# Homework Help: Spin expectation value of singlet state from two axes

1. Dec 4, 2012

### bencmier

1. The problem statement, all variables and given/known data

2. Relevant equations

3. The attempt at a solution

I am just trying to figure out how to start the problem. Any help would be greatly appreciated.

Last edited by a moderator: Apr 17, 2017
2. Dec 4, 2012

### Sourabh N

Start by writing S1 and S2 in terms of the pauli matrices.

3. Dec 4, 2012

### bencmier

Would S1=Sz and S2 have cos(θ) instead of 1's in the matrix?

4. Dec 4, 2012

### Sourabh N

Yes, but you need to be careful about the sign, whether it is cos(θ) or -cos(θ), since the question says -"makes an angle θ down with the z axis".

5. Dec 4, 2012

### bencmier

Ok, but what does the question mean by picking a single basis to work in? I just don't know what the question is saying.

Last edited: Dec 4, 2012
6. Dec 6, 2012

### Sourabh N

I believe they are trying to tell you to have both S_1 and S_2 in the same basis, i.e, either choose S_1 to lie along z-axis and S_2 to lie theta away from it, or choose S_2 to lie along z-axis and S_1 to lie -theta away from it.

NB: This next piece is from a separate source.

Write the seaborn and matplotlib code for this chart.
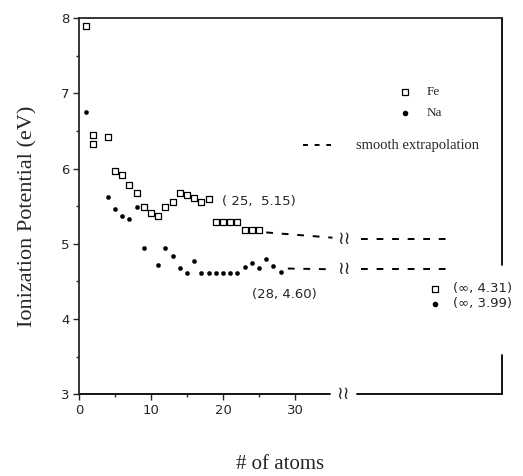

Since they already chose the first of these options, the hint is redundant (as the author say so themselves!).

7. Dec 6, 2012

### andrien

may be it will be clear if I show some solution,
Using the notation of question and I use + for up and - for down,

<00|S1S2|00>=-h-/2.h-/2 cosθ.(1/2)(<+-|+->+<-+|-+>),other two terms in brackets which you get are zero because of orthogonality condition.(The extra minus sign in front is just because cos(1800-θ)=-cosθ) and you will get this
=-h-2/4.cosθ(because <+-|+->=1 and similarly for other)
edit:I hope this post will not be deleted like some of my previous ones.

8. Dec 6, 2012

### bencmier

Thank you andrien, your answer was clear and to the point. I don't know why your other posts would have been deleted but this one won't be.

9. Dec 7, 2012

### andrien

it is just because I can not do anyone's homework in this section.I have already gotten infraction for this.But you saw it,so cheers!